In the period of just a week, California passed a bold new privacy law — the California Consumer Privacy Act of 2018. This law was hurried through the legislative process to avoid a proposed ballot initiative with the same name. The ballot initiative was the creation of Alastair Mactaggart, a real estate developer who spent millions to bring the initiative to the ballot. Mactaggart indicated that he would withdraw the initiative if the legislature were to pass a similar law, and this is what prompted the rush to pass the new Act, as the deadline to withdraw the initiative was looming.
The text of the California Consumer Privacy Act is here. The law becomes effective on January 1, 2020.
There are others who summarize the law extensively, so I will avoid duplicating those efforts. Instead, I will highlight a few aspects of the law that I find to be notable:
(1) The Act creates greater transparency about the personal information businesses collect, use, and share.
(2) The Act provides consumers with a right to opt out of the sale of personal information to third parties and it attempts to restrict penalizing people who exercise this right.

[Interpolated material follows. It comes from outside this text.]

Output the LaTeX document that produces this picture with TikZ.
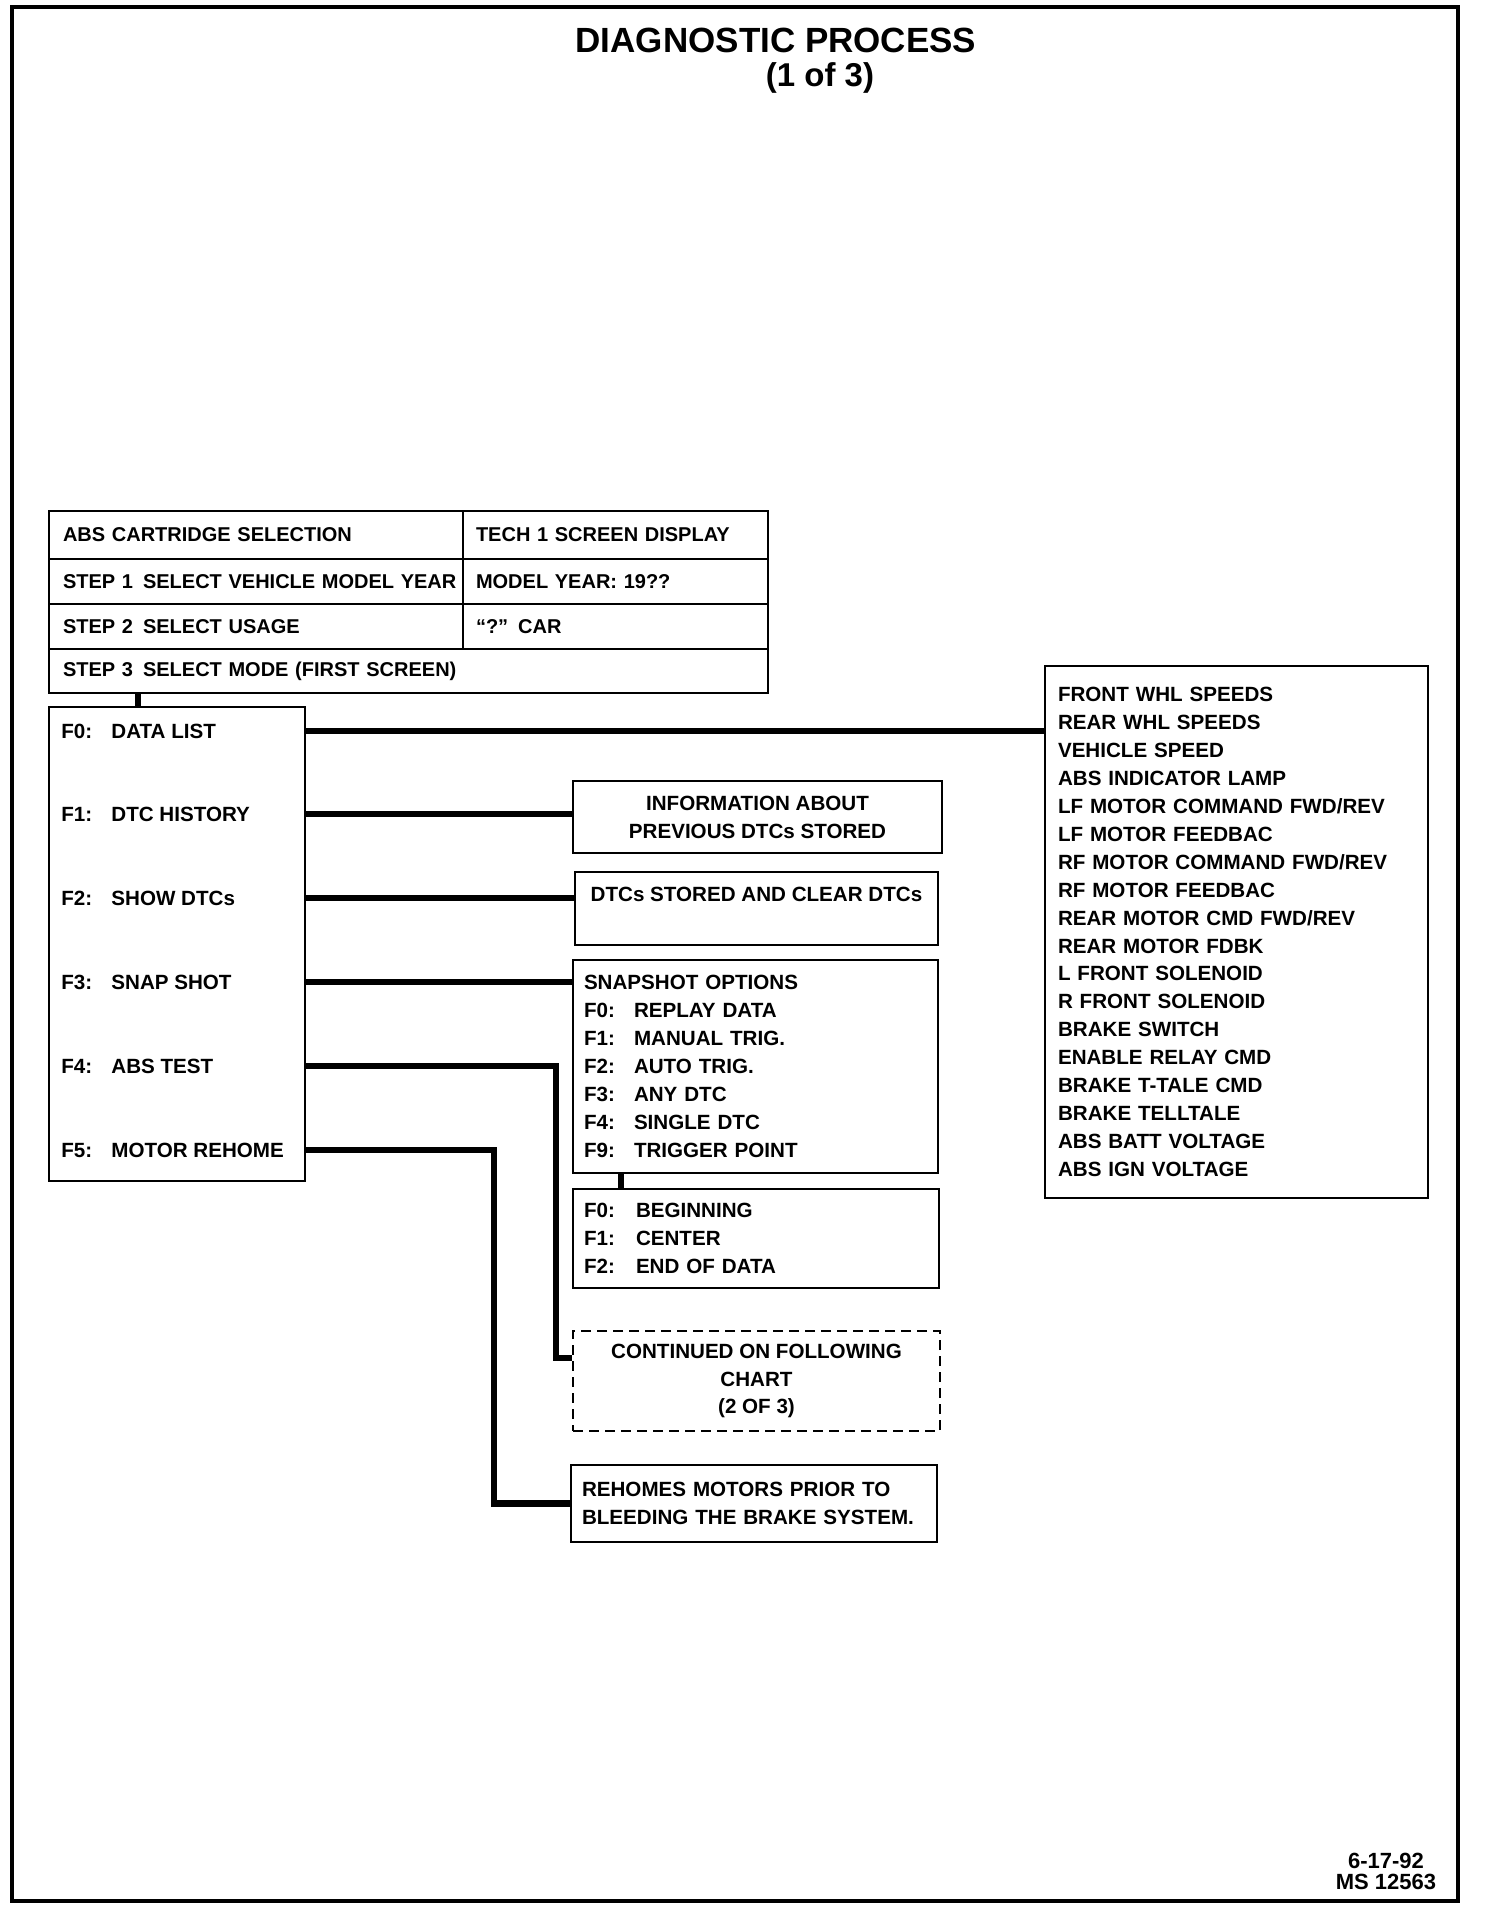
\documentclass[tikz,border=0pt]{standalone}
\usepackage{fontspec}
\setmainfont{Liberation Sans}
\usetikzlibrary{positioning}

\newcommand{\tecla}[2][25pt]{\makebox[#1][l]{#2}}

\begin{document}
\begin{tikzpicture}[x=0.5pt, y=-0.5pt, font=\bfseries]

    % Estilos para cajas y enlaces
    \tikzstyle{caja}=[draw, line width=1.4pt, inner sep=0pt, font=\bfseries\fontsize{10.3}{13.95}\selectfont]
    \tikzstyle{celda}=[caja, font=\bfseries\fontsize{10}{12}\selectfont, align=left, inner xsep=7pt]
    \tikzstyle{lista}=[caja, align=left]
    \tikzstyle{aviso}=[caja, align=center]
    \tikzstyle{opcion}=[anchor=west, inner sep=0pt, font=\bfseries\fontsize{10.3}{12}\selectfont]
    \tikzstyle{enlace}=[line width=3.4pt]

    \useasboundingbox (0,0) rectangle (1504,1912);
    \draw[line width=1.8pt] (12,7) rectangle (1458,1901);

    % Titulo
    \node (titulo) at (776,40) {\fontsize{17.5}{20}\selectfont DIAGNOSTIC PROCESS};
    \node (parte) at (820,78) {\fontsize{16.5}{20}\selectfont (1 of 3)};

    % Tabla de seleccion del cartucho
    \node[celda, text width=193pt, minimum height=24pt] (c11) at (256,535) {ABS CARTRIDGE SELECTION};
    \node[celda, text width=139.5pt, inner xsep=6.5pt, minimum height=24pt] (c12) at (615.5,535) {TECH 1 SCREEN DISPLAY};
    \node[celda, text width=193pt, minimum height=22.5pt] (c21) at (256,581.5) {\mbox{STEP 1\enspace SELECT VEHICLE MODEL YEAR}};
    \node[celda, text width=139.5pt, inner xsep=6.5pt, minimum height=22.5pt] (c22) at (615.5,581.5) {MODEL YEAR: 19??};
    \node[celda, text width=193pt, minimum height=22.5pt] (c31) at (256,626.5) {STEP 2\enspace SELECT USAGE};
    \node[celda, text width=139.5pt, inner xsep=6.5pt, minimum height=22.5pt] (c32) at (615.5,626.5) {“?” CAR};
    \node[celda, text width=345.5pt, minimum height=22pt] (c4) at (408.5,671) {STEP 3\enspace SELECT MODE (FIRST SCREEN)};

    % Menu principal
    \node[caja, minimum width=128pt, minimum height=237pt] (menu) at (177,944) {};
    \node[opcion] (f0) at (61,731) {\tecla{F0:}DATA LIST};
    \node[opcion] (f1) at (61,814) {\tecla{F1:}DTC HISTORY};
    \node[opcion] (f2) at (61,898) {\tecla{F2:}SHOW DTCs};
    \node[opcion] (f3) at (61,982) {\tecla{F3:}SNAP SHOT};
    \node[opcion] (f4) at (61,1066) {\tecla{F4:}ABS TEST};
    \node[opcion] (f5) at (61,1150) {\tecla{F5:}MOTOR REHOME};

    % Lista de datos
    \node[lista, text width=178.5pt, inner xsep=6.5pt, minimum height=266pt] (datos) at (1236.5,932) {%
        FRONT WHL SPEEDS\\ REAR WHL SPEEDS\\ VEHICLE SPEED\\ ABS INDICATOR LAMP\\
        LF MOTOR COMMAND FWD/REV\\ LF MOTOR FEEDBAC\\ RF MOTOR COMMAND FWD/REV\\
        RF MOTOR FEEDBAC\\ REAR MOTOR CMD FWD/REV\\ REAR MOTOR FDBK\\ L FRONT SOLENOID\\
        R FRONT SOLENOID\\ BRAKE SWITCH\\ ENABLE RELAY CMD\\ BRAKE T-TALE CMD\\
        BRAKE TELLTALE\\ ABS BATT VOLTAGE\\ ABS IGN VOLTAGE};

    % Cajas de respuesta
    \node[aviso, minimum width=184.5pt, minimum height=36pt] (info) at (757.5,817) {INFORMATION ABOUT\\ PREVIOUS DTCs STORED};
    \node[aviso, minimum width=181.5pt, minimum height=36.5pt] (dtcs) at (756.5,908.5) {DTCs STORED AND CLEAR DTCs\\ \phantom{X}};
    \node[lista, font=\bfseries\fontsize{10.3}{14}\selectfont, text width=171.5pt, inner xsep=5.5pt, minimum height=106.5pt] (snap) at (755.5,1066.5) {%
        SNAPSHOT OPTIONS\\ \tecla{F0:}REPLAY DATA\\ \tecla{F1:}MANUAL TRIG.\\ \tecla{F2:}AUTO TRIG.\\
        \tecla{F3:}ANY DTC\\ \tecla{F4:}SINGLE DTC\\ \tecla{F9:}TRIGGER POINT};
    \node[lista, font=\bfseries\fontsize{10.3}{14}\selectfont, text width=172pt, inner xsep=5.5pt, minimum height=49.5pt] (sub) at (756,1238.5) {%
        \tecla[26pt]{F0:}BEGINNING\\ \tecla[26pt]{F1:}CENTER\\ \tecla[26pt]{F2:}END OF DATA};
    \node[aviso, dashed, dash pattern=on 5pt off 3pt, minimum width=183.5pt, minimum height=50pt] (cont) at (756.5,1381) {CONTINUED ON FOLLOWING\\ CHART\\ (2 OF 3)};
    \node[lista, text width=172pt, inner xsep=5.5pt, minimum height=38.5pt] (rehome) at (754,1503.5) {REHOMES MOTORS PRIOR TO\\ BLEEDING THE BRAKE SYSTEM.};

    % Pie
    \node[align=center, font=\bfseries\fontsize{11}{10.5}\selectfont] (pie) at (1386,1871.5) {6-17-92\\ MS 12563};

    % Enlaces
    \coordinate (t1) at (138,0);
    \coordinate (t2) at (621,0);
    \coordinate (k4) at (556,1358);
    \coordinate (k5) at (494,0);
    \draw[enlace] (c4.south -| t1) -- (menu.north -| t1);
    \draw[enlace] (menu.east |- f0) -- (datos.west |- f0);
    \draw[enlace] (menu.east |- f1) -- (info.west |- f1);
    \draw[enlace] (menu.east |- f2) -- (dtcs.west |- f2);
    \draw[enlace] (menu.east |- f3) -- (snap.west |- f3);
    \draw[enlace] (menu.east |- f4) -| (k4) -- (cont.west |- k4);
    \draw[enlace] (menu.east |- f5) -| (k5 |- rehome.west) -- (rehome.west);
    \draw[enlace] (snap.south -| t2) -- (sub.north -| t2);
\end{tikzpicture}
\end{document}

Businesses can’t deny goods or services or charge different prices by discounting those who don’t opt out or provide a “different level or quality of goods or services to the consumer.” However, businesses can do these things if they are “reasonably related to the value provided to the consumer by the consumer’s data.” This is a potentially large exception depending upon how it is interpreted.
(3) The Act allows businesses to “offer financial incentives, including payments to consumers as compensation,” for collecting and selling their personal information. Financial incentive practices cannot be “unjust, unreasonable, coercive, or usurious in nature.” I wonder whether this provision will undercut the restriction on offering different pricing or levels of service in exchange for people allowing for the collection and sale of their information. Through some clever adjustments, businesses that were enticing consumers to allow the collection and sale of their personal data through different prices or discounts can now restructure these into “financial incentives.”